Não faço a menor ideia de como será a minha velhice — nem sei se poderei ter uma vida longa. Talvez, eu releia este texto daqui a sessenta anos e dê uma boa gargalhada; afinal, os jovens sempre foram pretensiosos, especialmente, quando falam daquilo que ainda não conhecem. O que eu posso assegurar é que, ao longo dessas três décadas, eu me transformei inúmeras vezes. Não me refiro apenas ao processo biológico e psíquico de passar da infância à adolescência e desta para a juventude. Nos últimos dez anos, por exemplo, eu experimentei mudanças em convicções de enorme relevância pessoal, que não se devem tentar discutir publicamente. Sou um ardoroso defensor do respeito à privacidade de qualquer indivíduo.

Nos últimos anos, eu decidi que farei tudo que estiver ao meu alcance para chegar no século XXII com boa saúde e lucidez — em 2100, terei completado cento e sete anos de vida. Será difícil, mas creio que valerá a pena, porque viver também é belo, e cada estação que nos é dada, traz algo de novo, ainda que a pressa nos proíba de parar, silenciar-se e contemplar. O mundo mudará de tal maneira, que muito do que se vê hoje, não se verá amanhã; e muito do que não se sonha agora, surgirá diante de nós, inquirindo nosso espírito, tal como a esfinge de Sófocles. Logo, a maioria será devorada, ao passo que outros acharão, de alguma forma, uma saída para o enigma da existência coletiva e individual, universal e pessoal, carnal e espiritual.

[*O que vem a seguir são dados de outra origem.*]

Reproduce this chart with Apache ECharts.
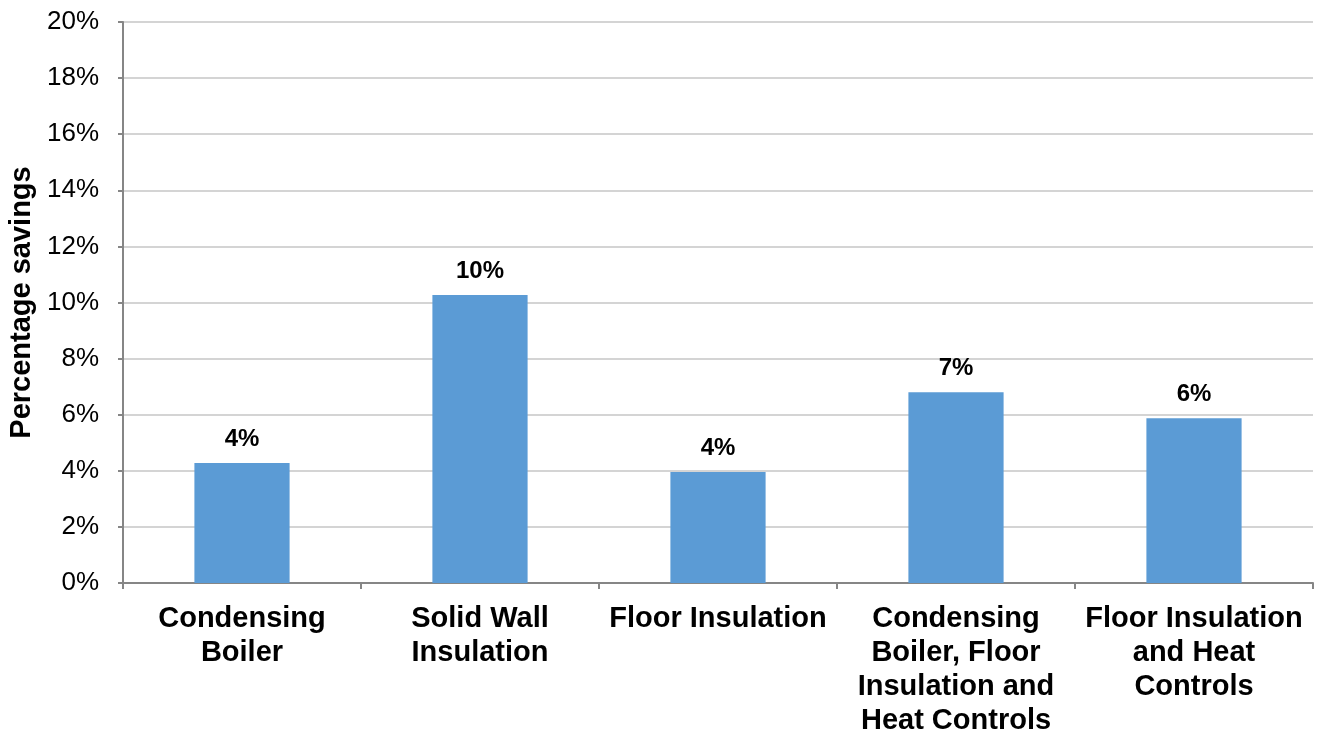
<!DOCTYPE html>
<html>
<head>
<meta charset="utf-8">
<script src="https://cdn.jsdelivr.net/npm/echarts@6/dist/echarts.min.js"></script>
<style>
  html, body { margin: 0; padding: 0; background: #ffffff; overflow: hidden; }
  #chart { width: 1319px; height: 731px; }
</style>
</head>
<body>
<div id="chart"></div>
<script>
// Measures and the share of energy they save
const categories = [
  'Condensing\nBoiler',
  'Solid Wall\nInsulation',
  'Floor Insulation',
  'Condensing\nBoiler, Floor\nInsulation and\nHeat Controls',
  'Floor Insulation\nand Heat\nControls'
];
const savings = [0.0428, 0.1027, 0.0396, 0.0680, 0.0587];

// Y axis range (fractions)
const yMin = 0;
const yMax = 0.20;
const yStep = 0.02;

const pct = v => Math.round(v * 100) + '%';
const font = '"Liberation Sans", Arial, sans-serif';

const chart = echarts.init(document.getElementById('chart'));
chart.setOption({
  animation: false,
  textStyle: { fontFamily: font },
  grid: {
    left: 123, right: 6, top: 22, height: 561,
    containLabel: false,
    outerBoundsMode: 'none'
  },
  xAxis: {
    type: 'category',
    data: categories,
    axisLine: { lineStyle: { color: '#868686', width: 2 } },
    axisTick: { show: true, length: 6, lineStyle: { color: '#868686', width: 2 } },
    axisLabel: {
      interval: 0,
      margin: 19,
      color: '#000000',
      fontFamily: font,
      fontWeight: 'bold',
      fontSize: 29,
      lineHeight: 34
    },
    splitLine: { show: false }
  },
  yAxis: {
    type: 'value',
    min: yMin,
    max: yMax,
    interval: yStep,
    name: 'Percentage savings',
    nameLocation: 'middle',
    nameGap: 82,
    nameTextStyle: { color: '#000000', fontFamily: font, fontWeight: 'bold', fontSize: 29 },
    axisLine: { show: true, lineStyle: { color: '#868686', width: 2 } },
    axisTick: { show: true, length: 5, lineStyle: { color: '#868686', width: 2 } },
    axisLabel: {
      formatter: pct,
      margin: 24,
      color: '#000000',
      fontFamily: font,
      fontSize: 26
    },
    splitLine: { show: true, lineStyle: { color: '#d4d4d4', width: 2 } }
  },
  series: [{
    type: 'bar',
    data: savings,
    barWidth: '40%',
    itemStyle: { color: '#5b9bd5' },
    label: {
      show: true,
      position: 'top',
      distance: 12,
      formatter: p => pct(p.value),
      color: '#000000',
      fontFamily: font,
      fontWeight: 'bold',
      fontSize: 24
    }
  }]
});
</script>
</body>
</html>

Se formos afortunados, estaremos aptos para erguer, verdadeiramente, um mundo novo e uma vida nova, não apenas para nós, mas também para aqueles que não vieram ainda. Eu não tenho dúvidas de que, como toda batalha, muito sangue será vertido, mas cada lágrima será como chuva que rega o campo batido, trazendo a semente escondida no seio da terra. Agora, não a vemos, mas, se o lavrador for paciente, a vida surgirá diante dele numa generosa abundância. Lutemos sem descanso pelo mundo que virá.